_RECORDED INFORMATION_
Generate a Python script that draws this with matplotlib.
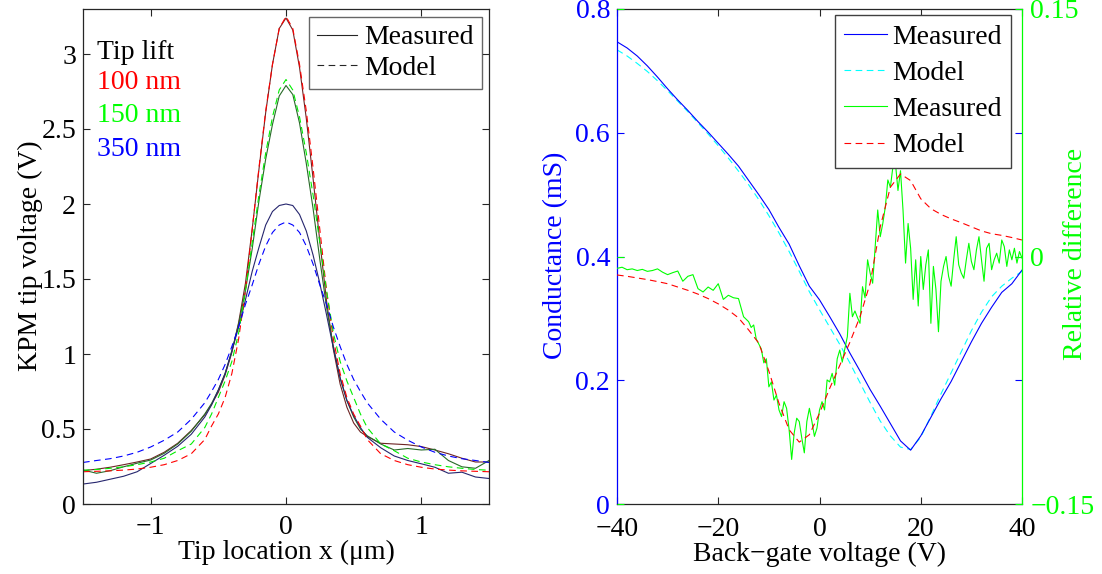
import numpy as np
import matplotlib
matplotlib.use("Agg")
import matplotlib.pyplot as plt
from matplotlib.lines import Line2D
from matplotlib.ticker import FuncFormatter

plt.rcParams['font.family'] = ['Liberation Serif', 'DejaVu Serif']
plt.rcParams['font.size'] = 20

# ---------------- Left panel data ----------------
tip_x = [-1.5, -1.4, -1.3, -1.2, -1.1, -1.0, -0.9, -0.8, -0.7, -0.6,
         -0.55, -0.5, -0.45, -0.4, -0.35, -0.3, -0.25, -0.2, -0.15, -0.1, -0.05, 0.0,
         0.05, 0.1, 0.15, 0.2, 0.25, 0.3, 0.35, 0.4, 0.45, 0.5, 0.55,
         0.6, 0.7, 0.8, 0.9, 1.0, 1.1, 1.2, 1.3, 1.4, 1.5]

meas_100 = [0.222, 0.232, 0.245, 0.262, 0.28, 0.30, 0.345, 0.405, 0.49, 0.595,
            0.665, 0.745, 0.86, 1.01, 1.21, 1.47, 1.83, 2.23, 2.61, 2.93, 3.17, 3.24,
            3.16, 2.91, 2.57, 2.17, 1.75, 1.35, 1.03, 0.80, 0.645, 0.54, 0.48,
            0.45, 0.405, 0.40, 0.395, 0.383, 0.36, 0.335, 0.305, 0.28, 0.28]
meas_150 = [0.227, 0.205, 0.222, 0.248, 0.272, 0.293, 0.338, 0.40, 0.485, 0.60,
            0.67, 0.76, 0.87, 1.02, 1.20, 1.42, 1.70, 2.02, 2.30, 2.53, 2.72, 2.79,
            2.73, 2.54, 2.27, 1.97, 1.63, 1.31, 1.05, 0.84, 0.69, 0.58, 0.50,
            0.455, 0.40, 0.36, 0.37, 0.36, 0.365, 0.29, 0.248, 0.238, 0.29]
meas_350 = [0.133, 0.145, 0.165, 0.185, 0.215, 0.27, 0.325, 0.385, 0.465, 0.58,
            0.66, 0.76, 0.87, 1.02, 1.18, 1.36, 1.55, 1.71, 1.86, 1.95, 1.99, 2.00,
            1.99, 1.93, 1.82, 1.66, 1.47, 1.26, 1.04, 0.84, 0.69, 0.59, 0.51,
            0.445, 0.375, 0.32, 0.29, 0.268, 0.245, 0.205, 0.212, 0.18, 0.17]
model_100 = [0.215, 0.218, 0.221, 0.226, 0.233, 0.245, 0.262, 0.29, 0.335, 0.43,
             0.52, 0.60, 0.71, 0.87, 1.10, 1.42, 1.83, 2.24, 2.62, 2.93, 3.17, 3.25,
             3.17, 2.93, 2.62, 2.24, 1.83, 1.42, 1.10, 0.87, 0.71, 0.60, 0.52,
             0.43, 0.335, 0.29, 0.262, 0.245, 0.233, 0.226, 0.221, 0.218, 0.215]
model_150 = [0.225, 0.23, 0.238, 0.248, 0.262, 0.28, 0.305, 0.355, 0.40, 0.51,
             0.60, 0.71, 0.82, 0.95, 1.14, 1.42, 1.74, 2.06, 2.34, 2.58, 2.76, 2.83,
             2.76, 2.58, 2.34, 2.06, 1.74, 1.42, 1.14, 0.95, 0.82, 0.71, 0.60,
             0.51, 0.40, 0.355, 0.305, 0.28, 0.262, 0.248, 0.238, 0.23, 0.225]
model_350 = [0.277, 0.29, 0.302, 0.32, 0.345, 0.38, 0.425, 0.48, 0.565, 0.675,
             0.75, 0.83, 0.93, 1.05, 1.18, 1.33, 1.46, 1.60, 1.72, 1.81, 1.86, 1.88,
             1.86, 1.81, 1.72, 1.60, 1.46, 1.33, 1.18, 1.05, 0.93, 0.83, 0.75,
             0.675, 0.565, 0.48, 0.425, 0.38, 0.345, 0.32, 0.302, 0.29, 0.277]

lift_labels = ["100 nm", "150 nm", "350 nm"]
meas_colors = ["#6e2424", "#286a28", "#26266e"]
model_colors = ["#ff0000", "#00ee00", "#0000ff"]
label_colors = ["#ff0000", "#00ff00", "#0000ff"]

# ---------------- Right panel data ----------------
gate_v = np.arange(-40, 41, 2)
cond_meas = [0.747, 0.737, 0.724, 0.708, 0.690, 0.671, 0.653, 0.636, 0.618, 0.601,
             0.583, 0.565, 0.546, 0.523, 0.500, 0.476, 0.447, 0.420, 0.385, 0.352,
             0.330, 0.303, 0.275, 0.244, 0.215, 0.185, 0.158, 0.130, 0.102, 0.087,
             0.110, 0.140, 0.170, 0.198, 0.230, 0.262, 0.292, 0.318, 0.342, 0.356, 0.378]
cond_model = [0.734, 0.724, 0.712, 0.699, 0.684, 0.668, 0.651, 0.634, 0.616, 0.598,
              0.579, 0.559, 0.538, 0.516, 0.492, 0.466, 0.438, 0.408, 0.376, 0.343,
              0.314, 0.286, 0.258, 0.228, 0.196, 0.164, 0.134, 0.110, 0.092, 0.088,
              0.108, 0.142, 0.178, 0.212, 0.246, 0.280, 0.310, 0.335, 0.352, 0.365, 0.376]
rel_model = [-0.0112, -0.0120, -0.0130, -0.0140, -0.0152, -0.0165, -0.0185, -0.0205, -0.0228, -0.0255,
             -0.0287, -0.0325, -0.0372, -0.0445, -0.0525, -0.0695, -0.089, -0.105, -0.1125, -0.108,
             -0.095, -0.080, -0.066, -0.052, -0.0365, -0.0162, 0.018, 0.042, 0.050, 0.046,
             0.035, 0.029, 0.0255, 0.0228, 0.0205, 0.0180, 0.0155, 0.0138, 0.0128, 0.0115, 0.0100]

rel_v = np.concatenate([np.arange(-40, -14, 1.0), np.arange(-14.5, 40.01, 0.5)])
rel_meas = [
    # -40 .. -15 (step 1)
    -0.0072, -0.0065, -0.0080, -0.0075, -0.0085, -0.0078, -0.0090, -0.0085, -0.0075, -0.0095,
    -0.0110, -0.0098, -0.0088, -0.0150, -0.0120, -0.0110, -0.0195, -0.0215, -0.0185, -0.0205,
    -0.0165, -0.0260, -0.0235, -0.0250, -0.0255, -0.0365,
    # -14.5 .. 40 (step 0.5)
    -0.0380, -0.0395, -0.0430, -0.0415, -0.0500, -0.0530, -0.0560, -0.0645, -0.0620, -0.0790,
    -0.0760, -0.0870, -0.0840, -0.0930, -0.0970, -0.0880, -0.0920, -0.1050, -0.1230, -0.1070,
    -0.0980, -0.1000, -0.1100, -0.1190, -0.1000, -0.0920, -0.1000, -0.1090, -0.1040, -0.0930,
    -0.0880, -0.0930, -0.0748, -0.0760, -0.0708, -0.0780, -0.0620, -0.0567, -0.0640, -0.0560,
    -0.0486, -0.0223, -0.0365, -0.0330, -0.0370, -0.0405, -0.0183, -0.0250, -0.0020, -0.0100,
    -0.0162, 0.0060, 0.0282, 0.0120, 0.0200, 0.0300, 0.0464, 0.0420, 0.0544, 0.0565,
    0.0400, 0.0520, 0.0280, -0.0040, 0.0200, 0.0050, -0.0260, -0.0020, -0.0300, 0.0000,
    -0.0200, -0.0050, 0.0040, -0.0405, -0.0060, -0.0200, -0.0456, -0.0150, -0.0060, 0.0000,
    -0.0120, -0.0180, -0.0020, 0.0120, -0.0050, -0.0100, -0.0132, -0.0020, 0.0080, -0.0030,
    -0.0080, 0.0040, 0.0120, -0.0020, -0.0150, 0.0050, 0.0080, -0.0080, -0.0020, 0.0020,
    -0.0040, 0.0100, 0.0060, -0.0060, 0.0040, -0.0020, 0.0050, -0.0040, 0.0030, -0.0010,
]

# ---------------- Figure ----------------
W, H = 1102, 574
fig = plt.figure(figsize=(W / 100, H / 100), dpi=100)

def fmt(v, pos):
    s = "%g" % v
    return s.replace("-", "\u2212")

dark = "#262626"
lw = 0.8
dash = (6, 4)

ax1 = fig.add_axes([83 / W, 1 - 504 / H, 406 / W, 495 / H])
for m, c in zip([meas_100, meas_150, meas_350], meas_colors):
    ax1.plot(tip_x, m, color=c, lw=lw)
for m, c in zip([model_100, model_150, model_350], model_colors):
    ax1.plot(tip_x, m, color=c, lw=lw, dashes=dash)
ax1.set_xlim(-1.5, 1.5)
ax1.set_ylim(0, 3.3)
ax1.set_xticks([-1, 0, 1])
ax1.set_yticks([0, 0.5, 1, 1.5, 2, 2.5, 3])
ax1.xaxis.set_major_formatter(FuncFormatter(fmt))
ax1.yaxis.set_major_formatter(FuncFormatter(fmt))
ax1.tick_params(direction='in', length=5, width=0.8, color=dark, top=True, right=True,
                labelsize=20, pad=5)
ax1.tick_params(axis='x', pad=8)
for s in ax1.spines.values():
    s.set_color(dark)
    s.set_linewidth(0.9)
ax1.set_xlabel("Tip location x (\u03bcm)", fontsize=20, labelpad=0)

ax1.text(0.034, 0.913, "Tip lift", color="black", fontsize=20, transform=ax1.transAxes,
         ha='left', va='center')
for i, (lab, c) in enumerate(zip(lift_labels, label_colors)):
    ax1.text(0.034, [0.851, 0.784, 0.717][i], lab, color=c, fontsize=20,
             transform=ax1.transAxes, ha='left', va='center')

h1 = [Line2D([], [], color=dark, lw=lw), Line2D([], [], color=dark, lw=lw, dashes=dash)]
leg1 = ax1.legend(h1, ["Measured", "Model"], loc='upper right',
                  bbox_to_anchor=((482 - 83) / 406, (504 - 16.5) / 495), borderaxespad=0,
                  fontsize=20, frameon=True, fancybox=False, handlelength=1.45,
                  handletextpad=0.25, labelspacing=0.18, borderpad=0.3)
leg1.get_frame().set_edgecolor("#404040")
leg1.get_frame().set_linewidth(1.0)

fig.text(30 / W, 1 - 256 / H, "KPM tip voltage (V)", rotation=90, ha='center', va='center',
         fontsize=20)

# Right panel
ax2 = fig.add_axes([617 / W, 1 - 504 / H, 405 / W, 495 / H])
ax3 = ax2.twinx()
l1, = ax2.plot(gate_v, cond_model, color="#00ffff", lw=lw, dashes=dash)
l0, = ax2.plot(gate_v, cond_meas, color="#0000ff", lw=lw)
l2, = ax3.plot(rel_v, rel_meas, color="#00ff00", lw=lw)
l3, = ax3.plot(gate_v, rel_model, color="#ff0000", lw=lw, dashes=dash)
ax2.set_xlim(-40, 40)
ax2.set_ylim(0, 0.8)
ax3.set_ylim(-0.15, 0.15)
ax2.set_xticks([-40, -20, 0, 20, 40])
ax2.set_yticks([0, 0.2, 0.4, 0.6, 0.8])
ax3.set_yticks([-0.15, 0, 0.15])
for a in (ax2, ax3):
    a.xaxis.set_major_formatter(FuncFormatter(fmt))
    a.yaxis.set_major_formatter(FuncFormatter(fmt))
ax2.tick_params(axis='x', direction='in', length=5, width=0.8, color=dark, top=True,
                labelsize=20, pad=9.5)
ax2.tick_params(axis='y', direction='in', length=5, width=0.8, colors="#0000ff",
                left=True, right=True, labelright=False, labelsize=20, pad=5)
ax3.tick_params(axis='y', direction='in', length=5, width=0.8, colors="#00ff00",
                left=True, right=True, labelleft=False, labelright=True, labelsize=20, pad=6)
ax2.spines['left'].set_color("#0000ff")
ax2.spines['right'].set_visible(False)
ax2.spines['top'].set_color(dark)
ax2.spines['bottom'].set_color(dark)
ax3.spines['left'].set_visible(False)
ax3.spines['top'].set_visible(False)
ax3.spines['bottom'].set_visible(False)
ax3.spines['right'].set_color("#00ff00")
for s in list(ax2.spines.values()) + list(ax3.spines.values()):
    s.set_linewidth(0.9)
ax2.set_xlabel("Back\u2212gate voltage (V)", fontsize=20, labelpad=0)
fig.text(556 / W, 1 - 255 / H, "Conductance (mS)", rotation=90, ha='center', va='center',
         fontsize=20, color="#0000ff")
fig.text(1075 / W, 1 - 254 / H, "Relative difference", rotation=90, ha='center', va='center',
         fontsize=20, color="#00ff00")

leg2 = ax3.legend([l0, l1, l2, l3], ["Measured", "Model", "Measured", "Model"],
                  loc='upper right',
                  bbox_to_anchor=((1011 - 617) / 405, (504 - 15) / 495), borderaxespad=0,
                  fontsize=20, frameon=True, fancybox=False, handlelength=1.55,
                  handletextpad=0.2, labelspacing=0.39, borderpad=0.33)
leg2.get_frame().set_edgecolor("#404040")
leg2.get_frame().set_linewidth(1.0)
leg2.get_frame().set_alpha(1)

fig.savefig("out.png", dpi=100)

_EXERCISE BRIEF_
Take the material above from its first line through the line holding "0.6, 0.7, 0.8, 0.9, 1.0, 1.1, 1.2, 1.3, 1.4, 1.5]" and set it down exactly, without the pictures.

_CORRECT RESULT_
Generate a Python script that draws this with matplotlib.
import numpy as np
import matplotlib
matplotlib.use("Agg")
import matplotlib.pyplot as plt
from matplotlib.lines import Line2D
from matplotlib.ticker import FuncFormatter

plt.rcParams['font.family'] = ['Liberation Serif', 'DejaVu Serif']
plt.rcParams['font.size'] = 20

# ---------------- Left panel data ----------------
tip_x = [-1.5, -1.4, -1.3, -1.2, -1.1, -1.0, -0.9, -0.8, -0.7, -0.6,
         -0.55, -0.5, -0.45, -0.4, -0.35, -0.3, -0.25, -0.2, -0.15, -0.1, -0.05, 0.0,
         0.05, 0.1, 0.15, 0.2, 0.25, 0.3, 0.35, 0.4, 0.45, 0.5, 0.55,
         0.6, 0.7, 0.8, 0.9, 1.0, 1.1, 1.2, 1.3, 1.4, 1.5]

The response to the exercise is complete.